22 febrero 2011

El arte de la edición











[Foto: el poeta T.S. Eliot, uno de los editores más destacados del siglo pasado]

Una de las ventajas de estar permanentemente conectados al ADSL –desventajas, tiene muchas, pero eso sería tema para otra entrada– es que podemos consultar de manera inmediata los enlaces que nos mandan nuestros compañeros de profesión; es lo que me ocurrió con la sugerencia que recibí a través de la lista del Àgora de Traductors Digitals, mientras hacía una pausa en la traducción de las aburridas actas de la reunión del directorio de un cliente corporativo.

En un artículo de Alex Clark, aparecido el 11 de febrero en el diario británico The Guardian, el autor hace un repaso a las hoy cada vez menos ejercida función de corrector de manuscritos o a la de corrector de pruebas de impresión. Ante un panorama editorial que adopta irremisiblemente el soporte digital, los libros de papel empezarán a ser cada vez más infrecuentes, sin que ello comporte necesariamente la erradicación de los errores de imprenta que en ocasiones arruinan el carácter celebratorio que puede tener el acto de la lectura.

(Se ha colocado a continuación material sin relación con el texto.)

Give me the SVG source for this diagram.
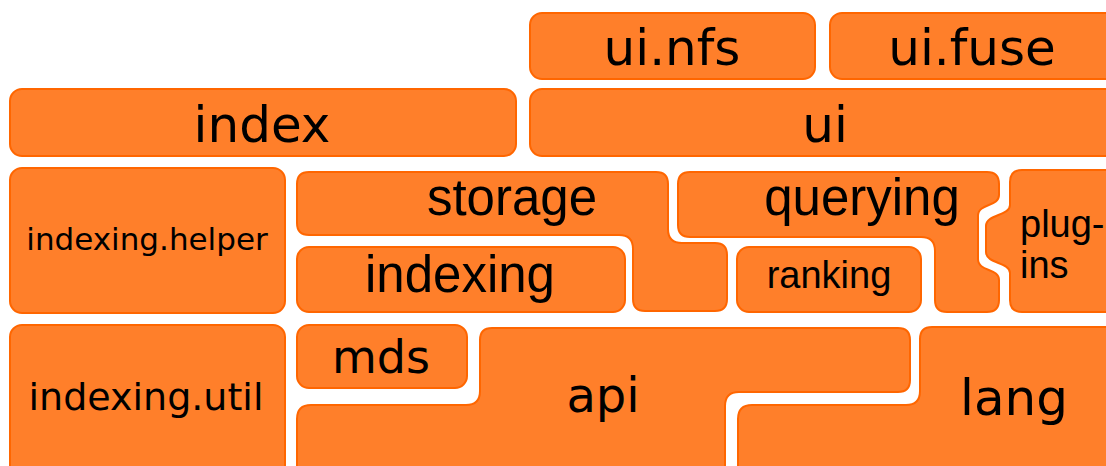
<svg xmlns="http://www.w3.org/2000/svg" width="1106" height="466" viewBox="0 0 1106 466">
<style>
.b{fill:#ff7f2a;stroke:#ff6600;stroke-width:2}
.d{font-family:"DejaVu Sans",sans-serif;fill:#000;text-anchor:middle}
.l{font-family:"Liberation Sans",Arial,sans-serif;fill:#000;text-anchor:middle}
.s{font-family:"Liberation Sans",Arial,sans-serif;fill:#000;text-anchor:start}
</style>
<rect width="1106" height="466" fill="#fff"/>
<g id="ui_nfs"><rect class="b" x="530" y="13" width="285" height="66" rx="12"/><text class="d" x="672" y="65" font-size="50">ui.nfs</text></g>
<g id="ui_fuse"><rect class="b" x="830" y="13" width="290" height="66" rx="12"/><text class="d" x="972" y="65" font-size="50">ui.fuse</text></g>
<g id="index"><rect class="b" x="10" y="89" width="506" height="67" rx="12"/><text class="d" x="262" y="142" font-size="50">index</text></g>
<g id="ui"><rect class="b" x="530" y="89" width="590" height="67" rx="12"/><text class="d" x="825" y="142" font-size="50">ui</text></g>
<g id="indexing_helper"><rect class="b" x="10" y="168" width="275" height="145" rx="12"/><text class="d" x="147" y="250" font-size="31">indexing.helper</text></g>
<g id="indexing_util"><rect class="b" x="10" y="325" width="275" height="160" rx="12"/><text class="d" x="146" y="410" font-size="38">indexing.util</text></g>
<g id="storage"><path class="b" d="M309,172 H656 Q668,172 668,184 V229 Q668,243 682,243 H715 Q727,243 727,255 V299 Q727,311 715,311 H645 Q633,311 633,299 V249 Q633,235 619,235 H309 Q297,235 297,223 V184 Q297,172 309,172 Z"/><text class="l" x="512" y="215" font-size="51">storage</text></g>
<g id="indexing"><rect class="b" x="297" y="247" width="328" height="65" rx="12"/><text class="l" x="460" y="292" font-size="51">indexing</text></g>
<g id="querying"><path class="b" d="M690,172 H987 Q999,172 999,184 V195 C999,207 978,203 978,216 V259 C978,272 999,268 999,280 V300 Q999,312 987,312 H947 Q935,312 935,300 V251 Q935,237 921,237 H690 Q678,237 678,225 V184 Q678,172 690,172 Z"/><text class="l" x="862" y="215" font-size="51">querying</text></g>
<g id="ranking"><rect class="b" x="737" y="247" width="184" height="65" rx="12"/><text class="l" x="829" y="288" font-size="38">ranking</text></g>
<g id="plugins"><path class="b" d="M1022,170 H1120 V312 H1022 Q1010,312 1010,300 V273 C1010,262 986,264 986,252 V226 C986,214 1010,216 1010,205 V182 Q1010,170 1022,170 Z"/><text class="s" x="1020" y="237" font-size="38">plug-</text><text class="s" x="1020" y="278" font-size="38">ins</text></g>
<g id="mds"><rect class="b" x="297" y="325" width="170" height="63" rx="12"/><text class="d" x="381" y="373" font-size="46">mds</text></g>
<g id="api"><path class="b" d="M492,328 H898 Q910,328 910,340 V380 Q910,392 898,392 H739 Q725,392 725,406 V480 H297 V419 Q297,405 311,405 H466 Q480,405 480,391 V340 Q480,328 492,328 Z"/><text class="d" x="603" y="412" font-size="48">api</text></g>
<g id="lang"><path class="b" d="M932,327 H1120 V480 H738 V419 Q738,405 752,405 H906 Q920,405 920,391 V339 Q920,327 932,327 Z"/><text class="d" x="1014" y="415" font-size="50">lang</text></g>
<g id="connectors"></g>
</svg>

Para Clark, en el mundo editorial son ya cosa del pasado los interminables almuerzos bien regados con bebida y las fiestas donde todo el mundo echaba humo; y se pregunta si también ha pasado a la historia la corrección rigurosa, casi línea a línea, de los libros destinados a ser publicados, como una consecuencia de agresivas y apresuradas políticas de marketing y de ventas.

Al margen de los problemas técnicos que pueden producirse en cualquier proceso de publicación y amargarles la vida a escritores, editores y lectores por igual (cuando éstos pasan inadvertidos y terminan imprimiéndose), Clark se pregunta por “el destino que se reserva al autor cuando su magna obra entra en la cadena de producción editorial. Desde hace años –casi tantos como algunas personas llevan pronosticando la muerte del libro–, se murmura en el mundo editorial que hoy en día los libros sencillamente ya no se editan del modo como solía hacerse; nos referimos tanto a la edición a gran escala que exigía el replanteamiento de una trama, unos personajes o el tono (del lenguaje) como a un nivel más detallista, que asegure la exactitud, por ejemplo, del más mínimo hecho histórico o geográfico. Con ello se sugiere que el tiempo y el esfuerzo que se dedica al libro se han visto contraídos por consideraciones presupuestarias y de personal, porque el mundo editorial contemporáneo se ha desplazado hacia los grandes conglomerados empresariales, y por el mayor énfasis puesto en las campañas de ventas y de marketing, que persiguen el suministro eficiente de productos para un medio minorista que se orienta a la venta de menos títulos, pero en mayores cantidades. Para decirlo a grandes rasgos, se trata de saber si la figura del editor obsesionado con las palabras que, lápiz rojo en mano, estudia minuciosamente un manuscrito, ha dado paso a la del empresario prodigioso, siempre atento a los últimos vaivenes del mercado y más familiarizado con un Tweet que con una metáfora”.

En su reflexión sobre el mundo del libro, Clark señala que cabe especular sobre la naturaleza del texto tal como lo hemos conocido hasta ahora, lo que esperamos del mismo y lo que le exigimos como lectores. Es comprensible, dice, que los lectores dedicados sientan rabia cuando se encuentran con errores gramaticales o de bulto, o faltas ortográficas en un libro que han comprado. Pero si admitimos que hoy en día proliferan toda clase de contenidos generados por los usuarios de Internet y que existe una demanda por verse satisfechos de manera instantánea; no debe sorprendernos que la calidad y la atención en los detalles dejen de ser prioritarias también en esta industria: lo importante es la rapidez y la economía –y éstas terminan relegando el placer del texto a un mero encuentro sexual furtivo, de cabriolas poco memorables con los pantalones o las bragas bajados.